● Written problem
Everything from the first line of the data through the line with "import plotly.graph_objects as go" is to be echoed exactly, minus the pictures.

● Supplied data
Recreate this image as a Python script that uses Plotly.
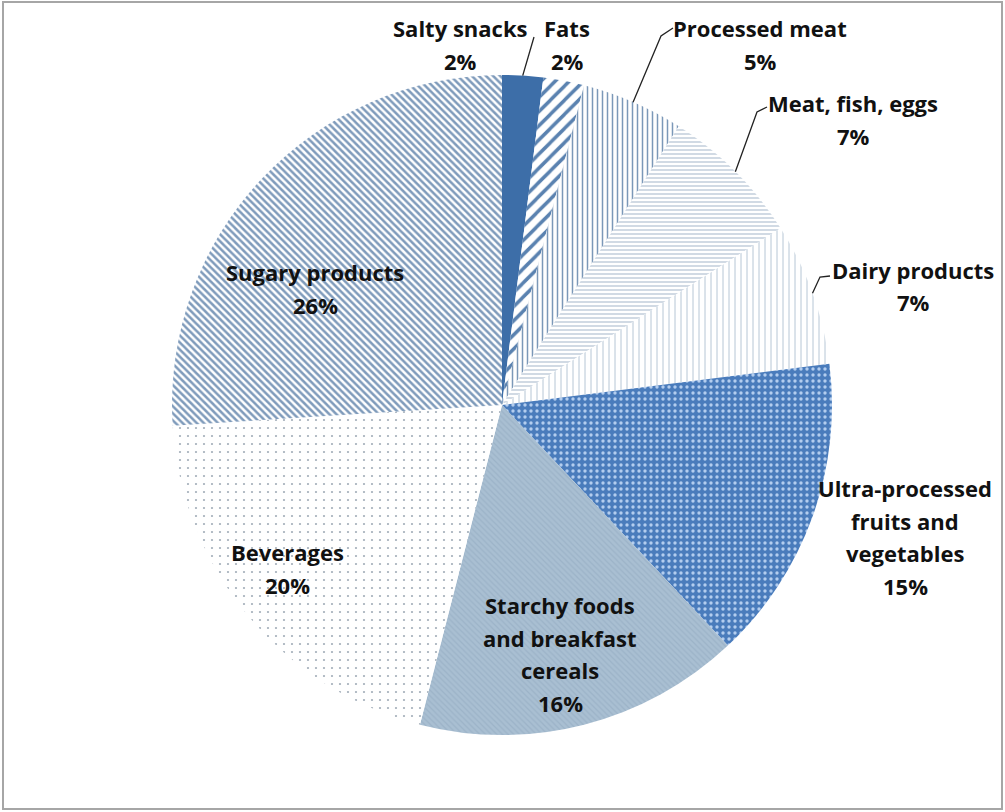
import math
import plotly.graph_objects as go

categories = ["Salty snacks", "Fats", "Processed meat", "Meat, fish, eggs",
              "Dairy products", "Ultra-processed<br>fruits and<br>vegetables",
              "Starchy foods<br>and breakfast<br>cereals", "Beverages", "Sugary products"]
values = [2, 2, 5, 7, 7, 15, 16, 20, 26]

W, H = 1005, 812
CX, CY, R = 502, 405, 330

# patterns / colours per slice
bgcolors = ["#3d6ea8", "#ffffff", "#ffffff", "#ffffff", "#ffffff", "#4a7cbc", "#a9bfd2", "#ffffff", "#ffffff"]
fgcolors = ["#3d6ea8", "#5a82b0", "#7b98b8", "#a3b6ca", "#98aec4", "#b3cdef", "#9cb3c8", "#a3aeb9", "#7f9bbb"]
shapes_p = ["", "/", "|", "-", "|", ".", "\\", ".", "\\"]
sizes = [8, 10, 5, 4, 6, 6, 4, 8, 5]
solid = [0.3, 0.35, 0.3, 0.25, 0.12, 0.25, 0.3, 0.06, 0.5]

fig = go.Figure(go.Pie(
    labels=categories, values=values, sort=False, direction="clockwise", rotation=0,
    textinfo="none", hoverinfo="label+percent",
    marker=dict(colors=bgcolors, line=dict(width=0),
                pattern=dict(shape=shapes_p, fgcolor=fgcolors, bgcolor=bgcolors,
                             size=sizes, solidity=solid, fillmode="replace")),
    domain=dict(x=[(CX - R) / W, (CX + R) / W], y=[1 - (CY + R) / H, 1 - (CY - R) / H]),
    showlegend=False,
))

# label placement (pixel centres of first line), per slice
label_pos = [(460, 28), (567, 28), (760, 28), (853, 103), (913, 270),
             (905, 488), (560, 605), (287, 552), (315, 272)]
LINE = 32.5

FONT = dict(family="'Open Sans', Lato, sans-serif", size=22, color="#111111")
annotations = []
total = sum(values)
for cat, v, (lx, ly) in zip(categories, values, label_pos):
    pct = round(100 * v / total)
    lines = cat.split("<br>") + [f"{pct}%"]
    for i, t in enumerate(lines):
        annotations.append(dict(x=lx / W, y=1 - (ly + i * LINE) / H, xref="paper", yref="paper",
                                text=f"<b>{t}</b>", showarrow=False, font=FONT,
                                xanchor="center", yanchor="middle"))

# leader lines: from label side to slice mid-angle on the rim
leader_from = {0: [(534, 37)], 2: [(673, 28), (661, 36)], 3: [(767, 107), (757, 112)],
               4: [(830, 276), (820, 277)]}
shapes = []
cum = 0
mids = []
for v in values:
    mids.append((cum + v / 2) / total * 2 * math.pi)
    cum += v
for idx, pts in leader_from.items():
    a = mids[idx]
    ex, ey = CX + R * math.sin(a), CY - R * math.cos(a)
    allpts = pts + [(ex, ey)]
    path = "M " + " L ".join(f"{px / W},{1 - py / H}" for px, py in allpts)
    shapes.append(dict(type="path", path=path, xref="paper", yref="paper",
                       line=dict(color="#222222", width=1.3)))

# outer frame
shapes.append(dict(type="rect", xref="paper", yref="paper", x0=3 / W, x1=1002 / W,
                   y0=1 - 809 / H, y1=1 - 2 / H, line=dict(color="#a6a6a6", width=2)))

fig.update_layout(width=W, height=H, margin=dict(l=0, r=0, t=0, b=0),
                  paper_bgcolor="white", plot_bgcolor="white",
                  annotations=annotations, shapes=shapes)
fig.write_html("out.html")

● Correct answer
Recreate this image as a Python script that uses Plotly.
import math
import plotly.graph_objects as go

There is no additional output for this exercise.